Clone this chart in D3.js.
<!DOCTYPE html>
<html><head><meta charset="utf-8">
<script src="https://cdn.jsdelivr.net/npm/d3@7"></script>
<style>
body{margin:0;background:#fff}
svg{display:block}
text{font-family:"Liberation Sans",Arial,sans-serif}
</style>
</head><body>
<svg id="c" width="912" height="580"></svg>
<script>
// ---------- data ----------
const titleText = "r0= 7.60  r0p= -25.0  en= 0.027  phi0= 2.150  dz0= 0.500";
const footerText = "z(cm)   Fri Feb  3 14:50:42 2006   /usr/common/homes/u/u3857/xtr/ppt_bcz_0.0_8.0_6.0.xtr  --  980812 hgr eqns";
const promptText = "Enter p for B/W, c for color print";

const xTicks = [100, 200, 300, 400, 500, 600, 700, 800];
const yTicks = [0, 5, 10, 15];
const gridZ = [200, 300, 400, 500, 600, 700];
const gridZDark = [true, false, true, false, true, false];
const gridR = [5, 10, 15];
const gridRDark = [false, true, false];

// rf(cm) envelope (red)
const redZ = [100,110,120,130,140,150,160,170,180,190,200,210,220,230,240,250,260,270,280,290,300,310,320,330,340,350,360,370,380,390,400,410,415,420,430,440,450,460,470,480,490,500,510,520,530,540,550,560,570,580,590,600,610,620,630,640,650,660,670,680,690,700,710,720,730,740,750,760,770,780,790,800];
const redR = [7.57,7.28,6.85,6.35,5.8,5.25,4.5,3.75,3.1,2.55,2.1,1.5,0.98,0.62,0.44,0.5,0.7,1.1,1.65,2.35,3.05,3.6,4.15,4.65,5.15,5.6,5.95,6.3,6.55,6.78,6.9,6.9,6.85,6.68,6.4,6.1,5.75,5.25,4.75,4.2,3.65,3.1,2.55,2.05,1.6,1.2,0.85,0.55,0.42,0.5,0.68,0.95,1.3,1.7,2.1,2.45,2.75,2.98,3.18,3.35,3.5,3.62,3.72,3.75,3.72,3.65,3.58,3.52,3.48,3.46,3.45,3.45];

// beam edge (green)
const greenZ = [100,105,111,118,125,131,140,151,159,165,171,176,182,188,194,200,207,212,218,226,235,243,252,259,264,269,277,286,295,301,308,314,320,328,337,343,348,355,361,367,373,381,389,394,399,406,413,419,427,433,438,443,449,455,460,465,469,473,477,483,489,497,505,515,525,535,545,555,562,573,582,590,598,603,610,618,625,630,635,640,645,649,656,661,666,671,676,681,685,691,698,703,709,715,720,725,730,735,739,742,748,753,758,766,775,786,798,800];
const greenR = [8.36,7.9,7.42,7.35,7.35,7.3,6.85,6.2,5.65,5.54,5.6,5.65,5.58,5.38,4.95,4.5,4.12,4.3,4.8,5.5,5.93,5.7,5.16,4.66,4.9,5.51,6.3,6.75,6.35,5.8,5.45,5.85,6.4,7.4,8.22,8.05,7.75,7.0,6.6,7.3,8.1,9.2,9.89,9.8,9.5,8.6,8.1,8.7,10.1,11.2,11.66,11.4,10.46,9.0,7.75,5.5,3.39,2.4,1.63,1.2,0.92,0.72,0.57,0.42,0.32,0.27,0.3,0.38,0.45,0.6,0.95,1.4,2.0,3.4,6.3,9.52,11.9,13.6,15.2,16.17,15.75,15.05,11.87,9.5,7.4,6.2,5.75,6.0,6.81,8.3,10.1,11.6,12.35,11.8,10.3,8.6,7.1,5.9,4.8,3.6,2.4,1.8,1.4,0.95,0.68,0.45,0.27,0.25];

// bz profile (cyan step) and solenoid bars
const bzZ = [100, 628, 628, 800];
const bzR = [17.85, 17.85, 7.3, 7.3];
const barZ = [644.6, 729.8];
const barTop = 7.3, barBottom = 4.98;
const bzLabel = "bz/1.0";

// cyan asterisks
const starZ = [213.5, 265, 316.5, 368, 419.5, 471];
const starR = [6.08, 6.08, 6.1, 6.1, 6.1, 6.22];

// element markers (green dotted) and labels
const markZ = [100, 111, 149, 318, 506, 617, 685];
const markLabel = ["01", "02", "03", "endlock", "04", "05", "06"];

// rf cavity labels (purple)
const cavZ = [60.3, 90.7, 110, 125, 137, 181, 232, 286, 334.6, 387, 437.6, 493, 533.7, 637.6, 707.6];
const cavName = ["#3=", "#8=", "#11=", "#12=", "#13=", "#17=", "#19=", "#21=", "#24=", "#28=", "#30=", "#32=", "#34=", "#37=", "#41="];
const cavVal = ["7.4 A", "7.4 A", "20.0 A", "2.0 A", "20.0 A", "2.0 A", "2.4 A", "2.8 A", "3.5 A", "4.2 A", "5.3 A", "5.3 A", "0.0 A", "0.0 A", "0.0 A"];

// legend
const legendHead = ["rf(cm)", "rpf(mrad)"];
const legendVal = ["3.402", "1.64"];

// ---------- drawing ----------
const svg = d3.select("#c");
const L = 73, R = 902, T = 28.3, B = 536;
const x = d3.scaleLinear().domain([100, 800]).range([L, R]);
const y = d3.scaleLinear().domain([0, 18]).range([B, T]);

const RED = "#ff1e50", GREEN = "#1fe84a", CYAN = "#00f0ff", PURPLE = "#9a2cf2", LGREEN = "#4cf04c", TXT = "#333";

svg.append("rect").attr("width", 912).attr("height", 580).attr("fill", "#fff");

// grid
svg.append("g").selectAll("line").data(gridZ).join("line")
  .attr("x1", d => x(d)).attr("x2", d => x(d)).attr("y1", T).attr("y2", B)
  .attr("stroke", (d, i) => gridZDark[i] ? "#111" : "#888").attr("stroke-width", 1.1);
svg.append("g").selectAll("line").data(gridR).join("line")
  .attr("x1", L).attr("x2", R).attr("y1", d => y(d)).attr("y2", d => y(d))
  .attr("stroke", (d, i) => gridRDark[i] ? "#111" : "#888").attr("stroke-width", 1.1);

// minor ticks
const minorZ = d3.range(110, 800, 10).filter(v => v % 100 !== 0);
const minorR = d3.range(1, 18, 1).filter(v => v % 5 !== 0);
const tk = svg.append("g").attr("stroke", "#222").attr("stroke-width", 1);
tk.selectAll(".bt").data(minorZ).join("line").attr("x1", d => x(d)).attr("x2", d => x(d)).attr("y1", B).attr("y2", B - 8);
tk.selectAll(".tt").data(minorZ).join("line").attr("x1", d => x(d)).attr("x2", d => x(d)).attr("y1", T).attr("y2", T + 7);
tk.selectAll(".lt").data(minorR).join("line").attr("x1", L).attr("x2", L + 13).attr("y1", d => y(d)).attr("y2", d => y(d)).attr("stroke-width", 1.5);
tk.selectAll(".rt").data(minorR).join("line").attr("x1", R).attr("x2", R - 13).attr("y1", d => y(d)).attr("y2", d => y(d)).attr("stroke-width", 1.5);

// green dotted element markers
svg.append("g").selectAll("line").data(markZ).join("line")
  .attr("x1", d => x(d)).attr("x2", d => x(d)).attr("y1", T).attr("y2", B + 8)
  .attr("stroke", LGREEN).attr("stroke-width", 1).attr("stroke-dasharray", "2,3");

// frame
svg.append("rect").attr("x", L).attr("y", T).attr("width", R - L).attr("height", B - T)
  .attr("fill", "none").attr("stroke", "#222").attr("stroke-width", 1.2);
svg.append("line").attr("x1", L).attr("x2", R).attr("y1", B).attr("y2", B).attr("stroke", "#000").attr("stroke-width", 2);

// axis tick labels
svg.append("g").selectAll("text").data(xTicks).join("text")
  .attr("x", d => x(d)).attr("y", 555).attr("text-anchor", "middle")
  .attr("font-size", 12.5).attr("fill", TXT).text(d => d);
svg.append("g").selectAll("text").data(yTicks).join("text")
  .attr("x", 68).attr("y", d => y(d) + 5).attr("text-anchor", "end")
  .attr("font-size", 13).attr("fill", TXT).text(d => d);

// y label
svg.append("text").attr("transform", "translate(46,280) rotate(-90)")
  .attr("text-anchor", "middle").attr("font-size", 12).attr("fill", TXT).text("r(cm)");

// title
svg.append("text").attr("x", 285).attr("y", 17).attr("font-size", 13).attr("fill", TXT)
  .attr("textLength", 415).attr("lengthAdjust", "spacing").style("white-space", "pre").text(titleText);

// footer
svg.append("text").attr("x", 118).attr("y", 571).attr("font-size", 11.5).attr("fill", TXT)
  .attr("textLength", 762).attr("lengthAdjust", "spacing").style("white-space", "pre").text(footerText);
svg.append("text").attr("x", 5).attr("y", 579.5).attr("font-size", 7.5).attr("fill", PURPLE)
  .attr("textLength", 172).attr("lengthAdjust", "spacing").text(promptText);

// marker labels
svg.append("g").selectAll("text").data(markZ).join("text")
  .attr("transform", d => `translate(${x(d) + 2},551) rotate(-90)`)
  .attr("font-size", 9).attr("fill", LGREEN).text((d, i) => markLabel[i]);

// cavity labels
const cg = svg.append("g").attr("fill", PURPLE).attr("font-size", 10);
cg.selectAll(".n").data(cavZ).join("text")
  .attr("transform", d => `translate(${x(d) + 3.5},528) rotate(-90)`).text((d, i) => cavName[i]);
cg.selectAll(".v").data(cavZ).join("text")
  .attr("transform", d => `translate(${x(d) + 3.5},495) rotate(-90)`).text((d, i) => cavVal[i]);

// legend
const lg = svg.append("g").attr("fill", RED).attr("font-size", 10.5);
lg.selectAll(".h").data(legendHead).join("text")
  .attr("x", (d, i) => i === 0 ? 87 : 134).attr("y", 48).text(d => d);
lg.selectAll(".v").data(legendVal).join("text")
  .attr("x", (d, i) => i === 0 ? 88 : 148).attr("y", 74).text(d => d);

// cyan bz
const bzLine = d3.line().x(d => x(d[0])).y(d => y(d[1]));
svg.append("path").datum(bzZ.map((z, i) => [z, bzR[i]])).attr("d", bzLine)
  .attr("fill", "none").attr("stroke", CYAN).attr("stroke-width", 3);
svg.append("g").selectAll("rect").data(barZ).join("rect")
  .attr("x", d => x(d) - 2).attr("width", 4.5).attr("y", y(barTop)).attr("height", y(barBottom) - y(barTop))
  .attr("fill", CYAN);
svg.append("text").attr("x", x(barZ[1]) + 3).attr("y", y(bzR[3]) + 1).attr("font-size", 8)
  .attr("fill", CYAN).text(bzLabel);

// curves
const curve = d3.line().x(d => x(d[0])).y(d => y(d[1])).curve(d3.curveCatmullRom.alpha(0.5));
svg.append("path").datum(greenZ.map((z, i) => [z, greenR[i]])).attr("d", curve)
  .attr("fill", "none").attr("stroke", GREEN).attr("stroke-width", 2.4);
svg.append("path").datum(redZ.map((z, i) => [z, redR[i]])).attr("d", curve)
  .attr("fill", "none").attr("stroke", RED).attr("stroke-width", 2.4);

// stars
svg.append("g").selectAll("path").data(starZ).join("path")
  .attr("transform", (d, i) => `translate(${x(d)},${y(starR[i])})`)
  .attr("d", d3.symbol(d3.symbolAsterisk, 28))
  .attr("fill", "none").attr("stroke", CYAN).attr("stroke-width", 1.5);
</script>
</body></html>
========
● **EXERCISE OBJECTIVE**
Repeat, word for word, the lines from the opening of the material through the line containing "c for color".

● **EXPECTED OUTPUT**
Clone this chart in D3.js.
<!DOCTYPE html>
<html><head><meta charset="utf-8">
<script src="https://cdn.jsdelivr.net/npm/d3@7"></script>
<style>
body{margin:0;background:#fff}
svg{display:block}
text{font-family:"Liberation Sans",Arial,sans-serif}
</style>
</head><body>
<svg id="c" width="912" height="580"></svg>
<script>
// ---------- data ----------
const titleText = "r0= 7.60  r0p= -25.0  en= 0.027  phi0= 2.150  dz0= 0.500";
const footerText = "z(cm)   Fri Feb  3 14:50:42 2006   /usr/common/homes/u/u3857/xtr/ppt_bcz_0.0_8.0_6.0.xtr  --  980812 hgr eqns";
const promptText = "Enter p for B/W, c for color print";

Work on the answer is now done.